If a union is established at Bates, will I have to join?

This depends on whether it is an open shop (you are not required to join) or a union shop (you must join). In either case, the union will become the sole representative of the employees categorized as members of the bargaining unit, whether or not you voted for the union and whether or not you choose to join.

How is it determined whether or not it is an open shop or union shop?

This is decided as a matter of law or collective bargaining. For example, most union shops in the public sector are prohibited by law, so a union at a public university in Maine is required to be an open shop. By contrast, most union contracts in the private sector have union shops or some variation on them. The Maine SEIU has negotiated union shops in the private sector in Maine before.
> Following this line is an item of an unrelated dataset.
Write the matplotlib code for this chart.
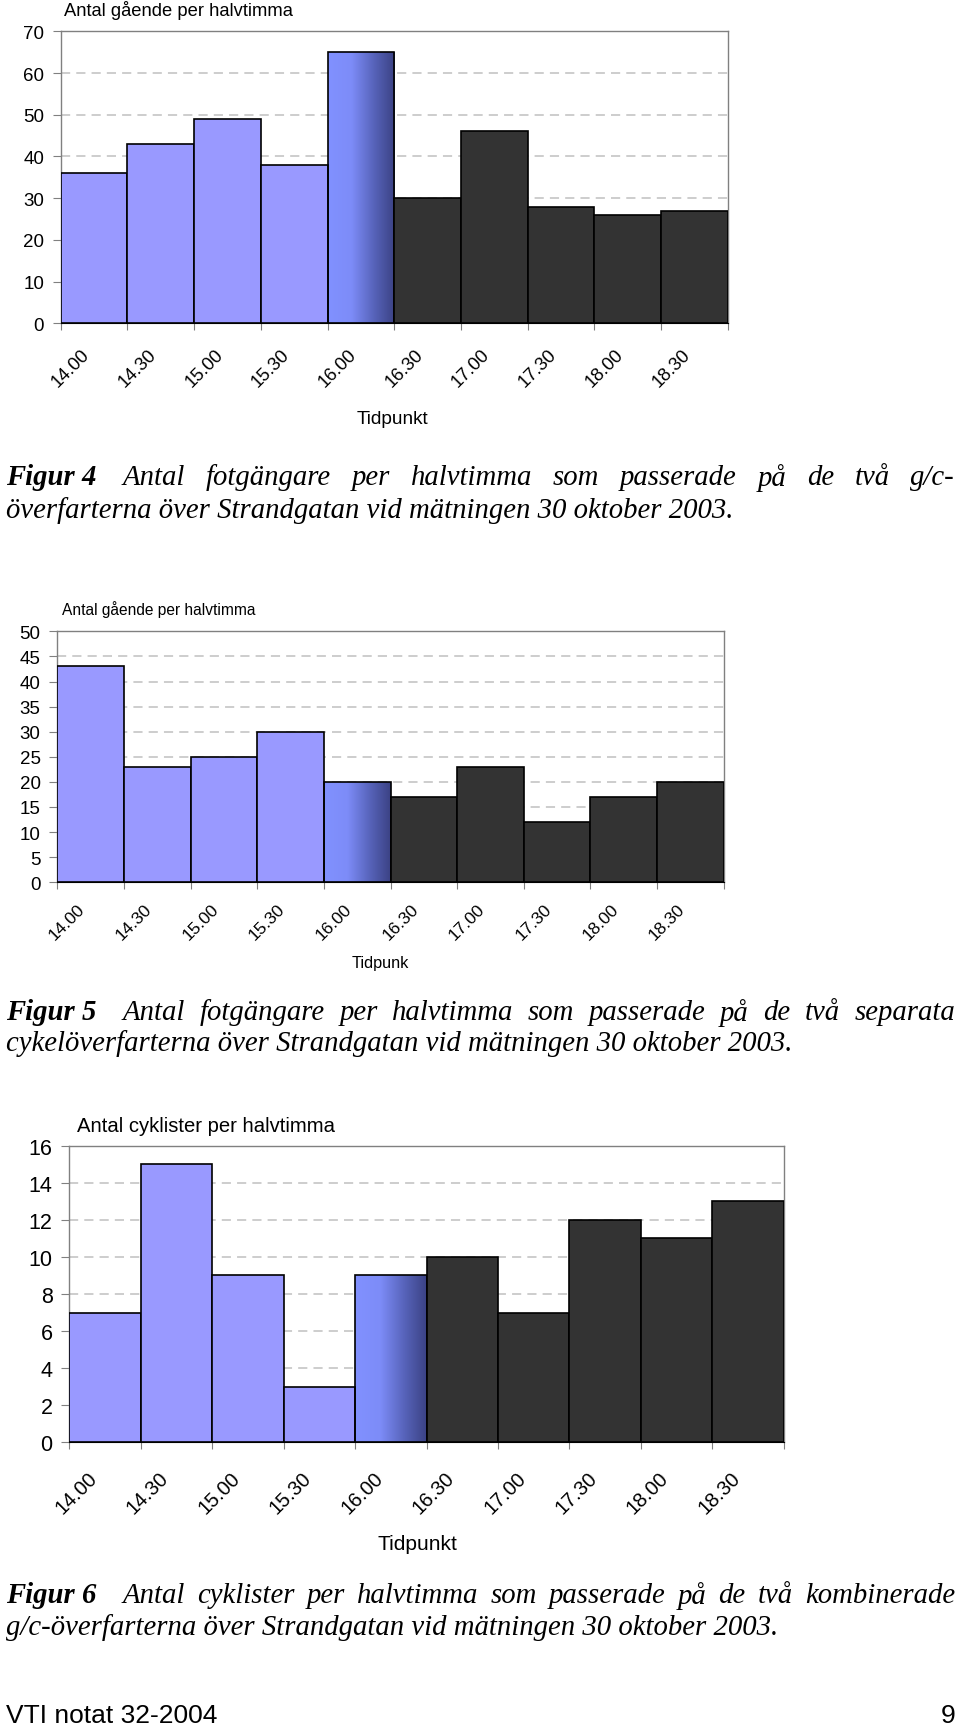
import matplotlib
matplotlib.use("Agg")
import numpy as np
import matplotlib.pyplot as plt
import matplotlib.transforms as mtransforms
from matplotlib.colors import LinearSegmentedColormap

# data
tider = ["14.00", "14.30", "15.00", "15.30", "16.00",
         "16.30", "17.00", "17.30", "18.00", "18.30"]
gc_gaende = [36, 43, 49, 38, 65, 30, 46, 28, 26, 27]
sep_gaende = [43, 23, 25, 30, 20, 17, 23, 12, 17, 20]
cyklister = [7, 15, 9, 3, 9, 10, 7, 12, 11, 13]

W, H = 960, 1731
LJUS = "#9999ff"
MORK = "#333333"
GRA = "#808080"
grad_cmap = LinearSegmentedColormap.from_list(
    "grad", [(0, "#8191ff"), (0.35, "#7d8cf8"), (0.7, "#5662b8"), (1, "#3b4284")])

SANS = "Liberation Sans"
SERIF = "Liberation Serif"

fig = plt.figure(figsize=(W / 100, H / 100), dpi=100)


def box(l, t, r, b):
    return [l / W, 1 - b / H, (r - l) / W, (b - t) / H]


def chart(rect, vals, ymax, ystep, ylab, xlab, fs_tick, fs_lab, fs_x, xpad, xskift,
          lab_pos, xlab_pos):
    ax = fig.add_axes(box(*rect))
    n = len(vals)
    x = np.arange(n)
    farger = [LJUS] * 4 + ["none"] + [MORK] * 5
    bars = ax.bar(x, vals, width=1.0, color=farger, edgecolor="black",
                  linewidth=1.2, zorder=3)
    # gradient bar (16.00)
    p = bars[4]
    grad = np.linspace(0, 1, 200).reshape(1, -1)
    im = ax.imshow(grad, extent=[p.get_x(), p.get_x() + p.get_width(), 0, p.get_height()],
                   aspect="auto", cmap=grad_cmap, zorder=2.5)
    im.set_clip_path(p)
    ax.set_xlim(-0.5, n - 0.5)
    ax.set_ylim(0, ymax)
    ax.set_yticks(np.arange(0, ymax + 0.1, ystep))
    ax.yaxis.grid(True, color="#c0c0c0", linestyle=(0, (6, 4)), linewidth=1.1, zorder=0)
    ax.set_axisbelow(True)
    ax.set_xticks(np.arange(-0.5, n, 1.0))
    ax.set_xticklabels([])
    ax.set_xticks(x, minor=True)
    ax.set_xticklabels(tider, minor=True, rotation=45, ha="right", va="center",
                       rotation_mode="anchor", fontsize=fs_x, family=SANS)
    ax.tick_params(axis="x", which="minor", length=0, pad=xpad)
    skift = mtransforms.ScaledTranslation(-xskift / 100, 0, fig.dpi_scale_trans)
    for lb in ax.get_xticklabels(minor=True):
        lb.set_transform(lb.get_transform() + skift)
    ax.tick_params(axis="x", which="major", length=5, color=GRA, width=0.8)
    ax.tick_params(axis="y", length=6, color=GRA, width=0.8, pad=6, labelsize=fs_tick)
    for lb in ax.get_yticklabels():
        lb.set_family(SANS)
    for s in ["left", "top", "right"]:
        ax.spines[s].set_color(GRA)
        ax.spines[s].set_linewidth(1.0)
    ax.spines["bottom"].set_color("black")
    fig.text(lab_pos[0] / W, 1 - lab_pos[1] / H, ylab, fontsize=fs_lab, family=SANS,
             ha="left", va="center")
    fig.text(xlab_pos[0] / W, 1 - xlab_pos[1] / H, xlab, fontsize=fs_lab + 0.5,
             family=SANS, ha="center", va="center")
    return ax


def caption(y1, y2, head, rad1, rad2, fs=20.7):
    r = fig.canvas.get_renderer()
    x0, tab, x1 = 6, 123, 955
    fig.text(x0 / W, 1 - y1 / H, head, fontsize=fs, family=SERIF, style="italic",
             weight="bold", ha="left", va="center")
    ord_ = rad1.split()
    texter = [fig.text(0, 1 - y1 / H, o, fontsize=fs, family=SERIF, style="italic",
                       ha="left", va="center") for o in ord_]
    bredd = [t.get_window_extent(r).width for t in texter]
    gap = (x1 - tab - sum(bredd)) / (len(ord_) - 1)
    xp = tab
    for t, b in zip(texter, bredd):
        t.set_x(xp / W)
        xp += b + gap
    fig.text(x0 / W, 1 - y2 / H, rad2, fontsize=fs, family=SERIF, style="italic",
             ha="left", va="center")


chart((60.7, 32.3, 727.7, 324.3), gc_gaende, 70, 10,
      "Antal gående per halvtimma", "Tidpunkt", 13.5, 13.2, 13.2, 20, 7,
      (64, 10), (392, 420))
chart((57.3, 632.3, 723.7, 883.3), sep_gaende, 50, 5,
      "Antal gående per halvtimma", "Tidpunk", 13.5, 11.2, 12.5, 17, 8,
      (62, 610), (380, 964))
chart((69.3, 1146.7, 783.7, 1443.3), cyklister, 16, 2,
      "Antal cyklister per halvtimma", "Tidpunkt", 15.5, 14.6, 14.5, 23, 11,
      (77, 1127), (417, 1545))

caption(478, 511, "Figur 4",
        "Antal fotgängare per halvtimma som passerade på de två g/c-",
        "överfarterna över Strandgatan vid mätningen 30 oktober 2003.")
caption(1013, 1044, "Figur 5",
        "Antal fotgängare per halvtimma som passerade på de två separata",
        "cykelöverfarterna över Strandgatan vid mätningen 30 oktober 2003.")
caption(1596, 1628, "Figur 6",
        "Antal cyklister per halvtimma som passerade på de två kombinerade",
        "g/c-överfarterna över Strandgatan vid mätningen 30 oktober 2003.")

fig.text(6 / W, 1 - 1716 / H, "VTI notat 32-2004", fontsize=19, family=SANS,
         ha="left", va="center")
fig.text(955 / W, 1 - 1716 / H, "9", fontsize=19, family=SANS, ha="right", va="center")

fig.savefig("out.png", dpi=100, facecolor="white")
Will I have to pay dues to the SEIU?

Maybe. It will depend on whether or not there is a union shop provision in the collective bargaining agreement. During contract negotiations, the SEIU can propose a “union shop clause.” If included in the contract, you and all other members of the bargaining unit would be obligated to join the union and pay dues as a condition of employment.

How much will the union charge me for dues?

It is our understanding that the union intends to charge 1.5% of your compensation as dues. Thus, an employee making $50,000 a year would be charged $750 every year if they were a member. The union decides what the dues are for its members, and unions are free to increase their own dues whenever they wish. Union dues are typically deducted from the employee’s pay every pay period once the employee has authorized the deduction. In a union shop, even if an employee does not want to have dues deducted, they still must pay the dues directly.

If the union is elected and certified by the NLRB, will I have to pay dues before a contract is completed?

Maybe. According to the constitution and bylaws of the Maine Service Employees Association, SEIU Local 1989, “Dues for employees in a newly organized bargaining unit shall be set at the amount equal to retiree dues until the unit ratifies its first contract.” (See Sec. 2.12 for more information) This provision only applies to active members of the union. No one is forced to join the union right after a union victory. 

However, in that first contract, there may be a union shop provision resulting from contract negotiations. If there is such a provision, all employees would have to pay dues or service fees to the union as a condition of employment.

Would my union dues be deducted from my Bates paycheck?

Typically, union dues are collected from an employee’s wages but only if authorized by the employee in writing. If the employee does not want dues deducted in such a manner, they would have to pay the union directly if a union shop provision is in the collective bargaining agreement.

Are there other considerations to having a union shop clause in the contract?

Yes. Quite simply, in a typical union shop provision, the union can have you fired if you do not formally join or at least pay dues to the union. But, again, these are matters of negotiations.

What would be an example of the kind of language one would see in a union shop clause?

Below is an example of a private-sector union shop that the Maine SEIU has negotiated at the American Red Cross Blood Services in Bangor, Maine. (Bold type added to highlight key provisions.) In this example, you can see the language of the employer being required to discharge the employee if the union demands such a discharge for failing to maintain membership in good standing.






1 – Union Recognition and Union Security

Section 1 – Recognition: Pursuant to the Certification of the National Labor Relations Board of March 12, 2007, Case #1-RC-22081, the Employer recognizes the Union as the sole and exclusive representative for the purposes of collective bargaining of all full-time and regular part-time MUA I, MUA II, Collection Technician II, Collection Technician III, Collection Specialist I, Collection Specialist II, and Distribution Technicians who are employed at the Employer’s facility in Bangor, Maine.

Section 2 – Union Security: All present employees who are members of the Union on the effective date of this Agreement shall remain members of the Union in good standing as a condition of employment.

All present employees who are not members of the Union, and all employees hired hereafter, shall become and remain Union members in good standing of the Union as a condition of employment on and after the thirtieth (30th) day following the beginning of their employment, or on and after the thirtieth (30th) day following the date of execution of this Agreement. An employee shall be considered a member of the Union in good standing if s/he tenders the periodic dues, which are required uniformly as a condition of membership or agency fee, pursuant to applicable law.

An employee who has failed to maintain membership in good standing as required by this Article, shall, within thirty (30) calendar days following receipt of a written demand from the Union requesting his/her discharge, be discharged, if during such period the required dues or agency fee has not been tendered.